Gandhi, who grew up between New York City and Bombay, adds that her feminism stems largely from a childhood frustration with music media. Growing up between New York City and Bombay, Gandhi says she felt a disconnect between her day-to-day life — where her parents encouraged her to “play with K’NEX, to play all the sports, to be a straight-A student” — and oppressive, hyper-sexualized images of women imagined by popular music. “Music was where my politics came from,” she explains. “I didn’t know who Hillary Clinton was when I was seven, but I sure as hell knew who the Spice Girls were — and we have to pay attention to that.”

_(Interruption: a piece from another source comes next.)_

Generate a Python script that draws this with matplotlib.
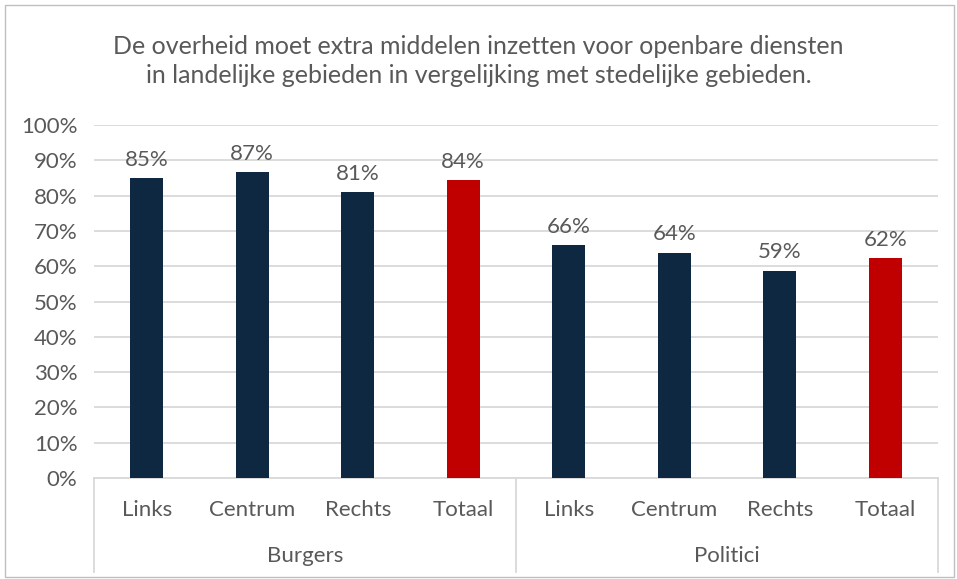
import matplotlib.pyplot as plt
from matplotlib.patches import Rectangle
from matplotlib.lines import Line2D

plt.rcParams['font.family'] = ['Lato', 'DejaVu Sans']

groups = ['Burgers', 'Politici']
categories = ['Links', 'Centrum', 'Rechts', 'Totaal']
values = [84.9, 86.6, 81.0, 84.3, 66.0, 63.8, 58.7, 62.2]
labels = ['85%', '87%', '81%', '84%', '66%', '64%', '59%', '62%']
title = ('De overheid moet extra middelen inzetten voor openbare diensten\n'
         'in landelijke gebieden in vergelijking met stedelijke gebieden.')

navy = '#0E2841'
red = '#C00000'
txt = '#595959'
grid = '#D9D9D9'

fig = plt.figure(figsize=(9.57, 5.79), dpi=100)
W, H = 957, 579
ax = fig.add_axes([94 / W, (H - 478) / H, (938 - 94) / W, (478 - 125) / H])

n = len(values)
x = list(range(n))
colors = [red if i % 4 == 3 else navy for i in x]
ax.bar(x, values, width=0.31, color=colors, zorder=3)
for xi, v, lab in zip(x, values, labels):
    ax.annotate(lab, (xi, v), xytext=(0, 6), textcoords='offset points',
                ha='center', va='bottom', fontsize=16, color=txt)

ax.set_xlim(-0.5, n - 0.5)
ax.set_ylim(0, 100)
ax.set_yticks(range(0, 101, 10))
ax.set_yticklabels([f'{t}%' for t in range(0, 101, 10)])
ax.tick_params(axis='y', length=0, labelsize=16, labelcolor=txt, pad=12)
ax.set_xticks([])
ax.grid(axis='y', color=grid, linewidth=1.3, zorder=0)
for s in ['top', 'right', 'left']:
    ax.spines[s].set_visible(False)
ax.spines['bottom'].set_color(grid)
ax.spines['bottom'].set_linewidth(1.3)

# category labels (two levels)
trans = ax.get_xaxis_transform()
for i in x:
    ax.text(i, -32 / 353, categories[i % 4], transform=trans, ha='center',
            va='center', fontsize=16, color=txt)
for g, name in enumerate(groups):
    ax.text(g * 4 + 1.5, -78 / 353, name, transform=trans, ha='center',
            va='center', fontsize=16, color=txt)
for xs in [-0.5, 3.5, 7.5]:
    ax.add_line(Line2D([xs, xs], [0, -94 / 353], transform=trans,
                       color=grid, linewidth=1.3, clip_on=False))

fig.text(0.5, (H - 61) / H, title, ha='center', va='center', fontsize=18,
         color=txt, linespacing=1.3)

fig.patches.append(Rectangle((5 / W, 2 / H), (W - 8) / W, (H - 7) / H,
                             transform=fig.transFigure, fill=False,
                             edgecolor='#BFBFBF', linewidth=1))

fig.savefig('out.png', dpi=100)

It would only make sense, then, to fight that oppression from within the same medium: Music, one activists have utilized for decades as a mechanism of protest. As Gandhi puts it, “the revolution is creative,” and it’s helping artists like UNIIQU3 — who speaks on diversity and the current political climate in her verse — find their voice.

“I’m just happy that I can talk about [politics] on a club track. Because when people think of a club, they don’t really think of politics,” she says. “That was hard for me to do before, and now it’s something I’m about to do more of.”

And TT maintains that it’s the collaborative aspect of the remix that gives it true power: “Women are coming together and taking ownership of our own destiny — we’re not waiting for the co-sign,” she explains. “If [women] really want to make a change in the game, we have to come together and make things together, and we have to shift that paradigm.”

In fact, Gandhi says she made a point to bring on majority female artists (and especially those of color) for the remix EP, motivated to prove wrong those who claim the industry is male-dominated because there are simply fewer female artists. Gandhi says one unnamed industry insider once gave her this shortsighted solution: “Tell the girls to keep spinning.”

“This remix record is an intentional resume, an intentional statement, to say here is a roster of an incredible up-and-coming class of DJ remixers and producers who are women of color, who are the future,” explains Gandhi. “They’re doing it extraordinarily, and I’m putting them on [the EP] because I have the opportunity to.”